The Simple Reason Why Are Millennials Putting More Money Away For Retirement…

Today, there are more Millennials—the kids whom many claim are entitlement-driven and only think about the “now” instead of the future—saving for their retirements than prior comparable age groups.
In fact, 70% more than a comparable group in 2003, according to Vanguard.

Millennials are saving more in their 401(k) plans, despite popular perceptions of the age group as not being a bunch of savers.

That’s according to a new white paper from Vanguard, which also found that millennials are putting more money into equities despite their perception as equity-averse.

How are these kids doing it?
Well, they are not doing it. It is being done for them.

In 2013, millennials had a higher 401(k) participation rate than did participants in the comparable age group back in 2003. But that’s largely because of plans designed to feature automatic enrollment, the paper said.

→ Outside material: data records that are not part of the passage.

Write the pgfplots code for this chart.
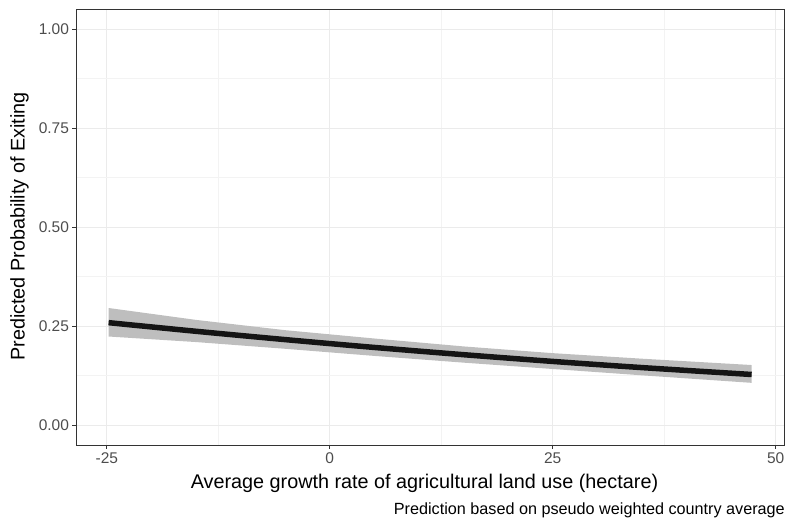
\documentclass[border=0pt]{standalone}
\usepackage{pgfplots}
\pgfplotsset{compat=1.18}
\usepackage{fontspec}
\setmainfont{Liberation Sans}
\definecolor{gridcol}{HTML}{EBEBEB}
\definecolor{minorgridcol}{HTML}{F3F3F3}
\definecolor{framecol}{HTML}{333333}
\definecolor{ticklab}{HTML}{4D4D4D}
\definecolor{ribboncol}{HTML}{BEBEBE}
\begin{document}
\begin{tikzpicture}[x=1pt,y=1pt]
\path[use as bounding box] (-76.5,-77) rectangle (708.5,445);
\begin{axis}[
  at={(0,0)}, anchor=south west,
  scale only axis, width=707.5pt, height=435.5pt,
  xmin=-28.4, xmax=50.93, ymin=-0.05, ymax=1.05,
  xtick={-25,0,25,50}, xticklabels={-25,0,25,50},
  ytick={0,0.25,0.5,0.75,1}, yticklabels={0.00,0.25,0.50,0.75,1.00},
  minor xtick={-12.5,12.5,37.5}, minor ytick={0.125,0.375,0.625,0.875},
  grid=both,
  major grid style={draw=gridcol, line width=1.2pt},
  minor grid style={draw=minorgridcol, line width=0.7pt},
  axis line style={draw=framecol, line width=0.8pt},
  tick style={draw=framecol, line width=0.8pt},
  tick align=outside, major tick length=4pt, minor tick length=0pt,
  xtick pos=bottom, ytick pos=left,
  tick label style={font=\fontsize{15.5}{17}\selectfont, text=ticklab},
  /pgf/number format/assume math mode=true,
  clip=true,
]
\addplot[draw=none, fill=ribboncol, forget plot] coordinates {
(-24.8,0.296) (-15,0.266) (-5,0.240) (5,0.219) (15,0.199) (25,0.182) (35,0.168) (47.3,0.152)
(47.3,0.107) (35,0.126) (25,0.142) (15,0.158) (5,0.175) (-5,0.193) (-15,0.210) (-24.8,0.224)
} -- cycle;
\addplot[black!92, line width=5.5pt, smooth] coordinates {
(-24.8,0.259) (-15,0.2372) (-5,0.2162) (5,0.1964) (15,0.1781) (25,0.1611) (35,0.1455) (47.3,0.1281)
};
\end{axis}
\node[rotate=90, font=\fontsize{19.8}{22}\selectfont, text=black] at (-57,218.5) {Predicted Probability of Exiting};
\node[font=\fontsize{19.8}{22}\selectfont, text=black] at (348,-38.5) {Average growth rate of agricultural land use (hectare)};
\node[anchor=east, font=\fontsize{16.2}{18}\selectfont, text=black, inner sep=0pt] at (708.5,-65) {Prediction based on pseudo weighted country average};
\end{tikzpicture}
\end{document}
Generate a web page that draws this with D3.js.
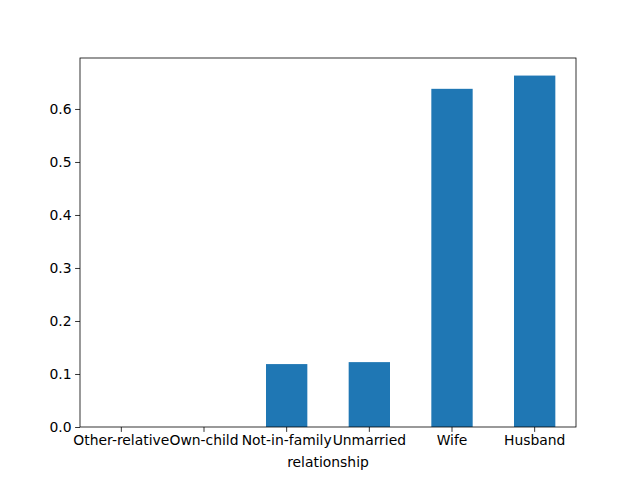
<!DOCTYPE html>
<html lang="en">
<head>
    <meta charset="UTF-8">
    <title>relationship</title>
    <script src="https://d3js.org/d3.v7.min.js"></script>
<style>
    body { margin: 0; background: #fff; }
    text { font-family: "DejaVu Sans", sans-serif; font-size: 13.9px; fill: #000; }
    .bar { fill: #1f77b4; }
</style>
</head>
<body>
    <svg id="canvas" width="640" height="480"></svg>

    <script>
        var categories = ["Other-relative", "Own-child", "Not-in-family", "Unmarried", "Wife", "Husband"];
        var values = [0.0, 0.0, 0.1187, 0.1224, 0.638, 0.663];
        var yTicks = [0, 0.1, 0.2, 0.3, 0.4, 0.5, 0.6];

        var svg = d3.select("svg");
        var plotLeft = 80, plotRight = 576, plotTop = 58, plotBottom = 427;

        var x = d3.scaleBand()
            .domain(categories)
            .range([plotLeft, plotRight])
            .paddingInner(0.5)
            .paddingOuter(0.25);

        var y = d3.scaleLinear()
            .domain([0, d3.max(values) * 1.05])
            .range([plotBottom, plotTop]);

        svg.selectAll(".bar")
            .data(values)
            .enter()
            .append("rect")
            .attr("class", "bar")
            .attr("x", function(d, i) { return x(categories[i]); })
            .attr("width", x.bandwidth())
            .attr("y", function(d) { return y(d); })
            .attr("height", function(d) { return plotBottom - y(d); });

        var xAxis = svg.append("g")
            .attr("transform", "translate(0," + plotBottom + ")")
            .call(d3.axisBottom(x).tickSize(4.9).tickPadding(3.5));
        var yAxis = svg.append("g")
            .attr("transform", "translate(" + plotLeft + ",0)")
            .call(d3.axisLeft(y).tickValues(yTicks).tickFormat(d3.format(".1f")).tickSize(4.9).tickPadding(3.5));

        [xAxis, yAxis].forEach(function(a) {
            a.select(".domain").remove();
            a.selectAll(".tick line").attr("stroke", "#000").attr("stroke-width", 0.8);
            a.selectAll("text").style("font-family", "DejaVu Sans").style("font-size", "13.9px").attr("fill", "#000");
        });

        svg.append("rect")
            .attr("x", plotLeft).attr("y", plotTop)
            .attr("width", plotRight - plotLeft).attr("height", plotBottom - plotTop)
            .attr("fill", "none").attr("stroke", "#000").attr("stroke-width", 0.8);

        svg.append("text")
            .attr("x", (plotLeft + plotRight) / 2)
            .attr("y", 467)
            .attr("text-anchor", "middle")
            .text("relationship");
    </script>
</body>
</html>
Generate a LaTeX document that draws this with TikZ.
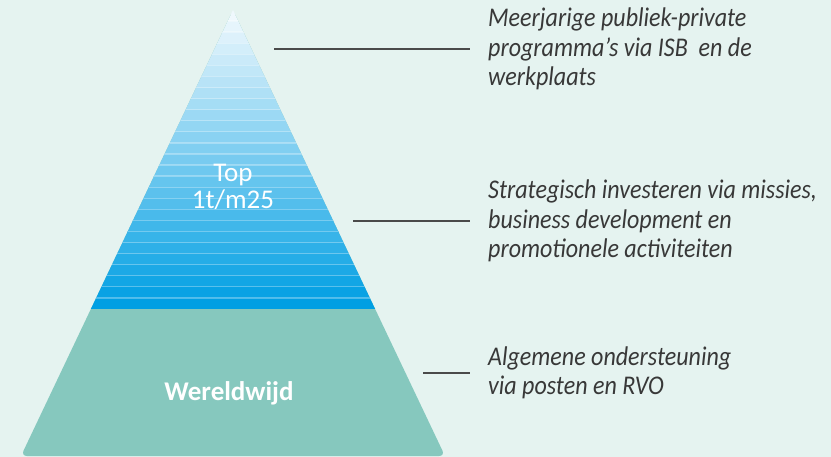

Vanguard plans that have auto enrollment, it reported, saw 87 percent of millennials participating in 2013.

That’s a whopping 70 percent higher than the comparable age group back in 2003. “With the continued evolution and improvement of DC plans,” said the white paper, “millennial investors are the first generation with access to automatic plan features from the beginning of their working years.”

So, as long as companies offer a 401(k) plan, if they want employee participation—especially among younger employees—they would be best served by having plans that provide automatic enrollment.